Highlights & Insights¶
- A Priori Sparsity Paradigm: Unlike score-based pruning, DPad demonstrates that suffix sparsity can be determined based on distance prior to computation, drastically simplifying implementation.
- Inference-phase Lottery Tickets: Extending LTH to online token search during dLLM inference is a novel conceptual bridge.
- Quality-Efficiency Win-Win: By suppressing "distal noise," DPad breaks the typical trade-off, improving strict formatting accuracy while accelerating.
- Scratchpad Intuition: Treating the suffix as a "drafting area" (detailed nearby, rough far away) is a highly transferable heuristic for long-context resource allocation.
Limitations & Future Work¶
- Short Sequence Gains: Limited acceleration when prompts dominate suffix computation.
- Architectural Bias: Native dLLMs show much higher gains than those initialized from autoregressive weights.
- Hyperparameter Sensitivity: Window size and decay rates currently require per-benchmark tuning; an adaptive mechanism is lacking.
Related Work & Insights¶
- vs Attention-score Pruning: Prior methods compute scores then prune; DPad skips score computation entirely using distance priors.
- vs Prefix KV-cache / Sliding Window: While others apply sliding windows to prefix history, DPad applies it to the "future" suffix, noting that suffix tokens are more amenable to pruning than prefix tokens.

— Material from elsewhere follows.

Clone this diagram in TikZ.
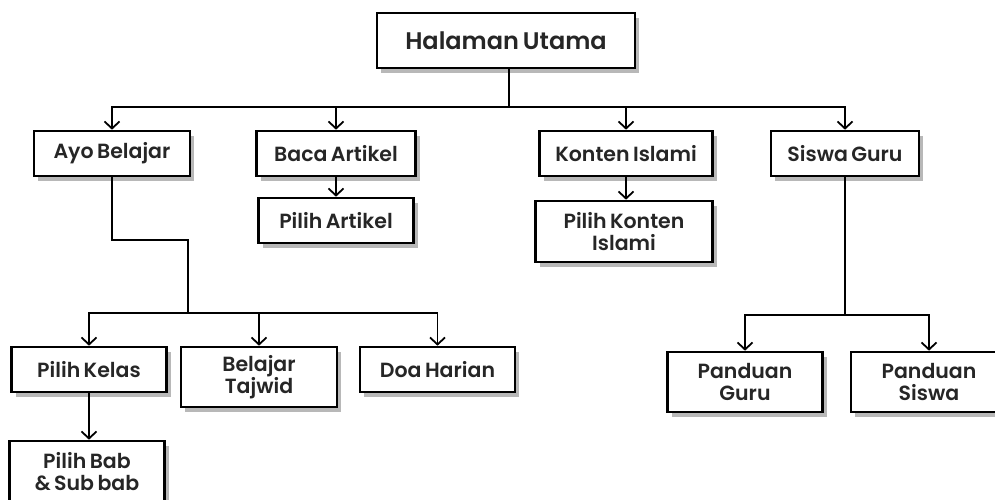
\documentclass[tikz,border=0pt]{standalone}
\usepackage{fontspec}
\setmainfont{Poppins SemiBold}[WordSpace=0.7]
\usetikzlibrary{arrows.meta,shadows}
\begin{document}
\begin{tikzpicture}[x=1pt,y=-1pt,
  box/.style={draw=black, line width=2.6pt, fill=white, inner sep=0pt, align=center,
    text=black!85, font=\fontsize{20.5}{22.5}\selectfont,
    drop shadow={shadow xshift=4pt, shadow yshift=-5pt, fill=black!28, opacity=1}},
  conn/.style={line width=1.8pt, draw=black},
  arr/.style={conn, -{Straight Barb[length=7pt,width=15pt,line width=1.8pt]}}]
\useasboundingbox (0,0) rectangle (995,499);
\node[box, minimum width=258, minimum height=55, font=\fontsize{24}{26}\selectfont] (top) at (506,40.5) {Halaman Utama};
\node[box, minimum width=156, minimum height=45] (ayo) at (112,153.5) {Ayo Belajar};
\node[box, minimum width=159, minimum height=45] (baca) at (336,153.5) {Baca Artikel};
\node[box, minimum width=155, minimum height=45] (part) at (336,220.5) {Pilih Artikel};
\node[box, minimum width=173, minimum height=45] (konten) at (626,153.5) {Konten Islami};
\node[box, minimum width=177, minimum height=61] (pkonten) at (624,231.5) {Pilih Konten\\Islami};
\node[box, minimum width=148, minimum height=45] (siswa) at (845,153.5) {Siswa Guru};
\node[box, minimum width=155, minimum height=45] (kelas) at (89,369.5) {Pilih Kelas};
\node[box, minimum width=155, minimum height=61] (bab) at (87,471.5) {Pilih Bab\\\&\,Sub bab};
\node[box, minimum width=156, minimum height=60] (tajwid) at (259,377) {Belajar\\Tajwid};
\node[box, minimum width=155, minimum height=45] (doa) at (437.5,369.5) {Doa Harian};
\node[box, minimum width=155, minimum height=60] (pguru) at (745,382) {Panduan\\Guru};
\node[box, minimum width=156, minimum height=60] (psiswa) at (929,382) {Panduan\\Siswa};
% level 1
\coordinate (hub) at (509,107);
\draw[conn] (top.south -| hub) -- (hub);
\draw[arr] (hub) -| (ayo.north);
\draw[arr] (hub) -| (baca.north);
\draw[arr] (hub) -| (konten.north);
\draw[arr] (hub) -| (siswa.north);
\draw[arr] (baca) -- (part);
\draw[arr] (konten.south) -- (konten.south |- pkonten.north);
% ayo belajar branch
\coordinate (bend) at (188,240);
\coordinate (j1) at (188,313);
\draw[conn] (ayo.south) |- (bend) -- (j1);
\draw[arr] (j1) -| (kelas.north);
\draw[arr] (j1) -| (tajwid.north);
\draw[arr] (j1) -| (doa.north);
\draw[arr] (kelas.south) -- (kelas.south |- bab.north);
% siswa guru branch
\coordinate (j2) at (845,315);
\draw[conn] (siswa.south) -- (j2);
\draw[arr] (j2) -| (pguru.north);
\draw[arr] (j2) -| (psiswa.north);
\end{tikzpicture}
\end{document}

- vs Parallel Decoding: DPad is orthogonal and stackable, addressing compute redundancy rather than step-dependency.
Rating¶
- Novelty: ⭐⭐⭐⭐⭐ (Scratchpad formalization and DLT hypothesis are highly original.)
- Experimental Thoroughness: ⭐⭐⭐⭐ (Solid across multiple benchmarks, though mostly LLaDA-centric.)
- Writing Quality: ⭐⭐⭐⭐⭐ (Clear intuition and logical flow.)
- Value: ⭐⭐⭐⭐⭐ (Training-free and stackable; significant practical value for dLLM inference.)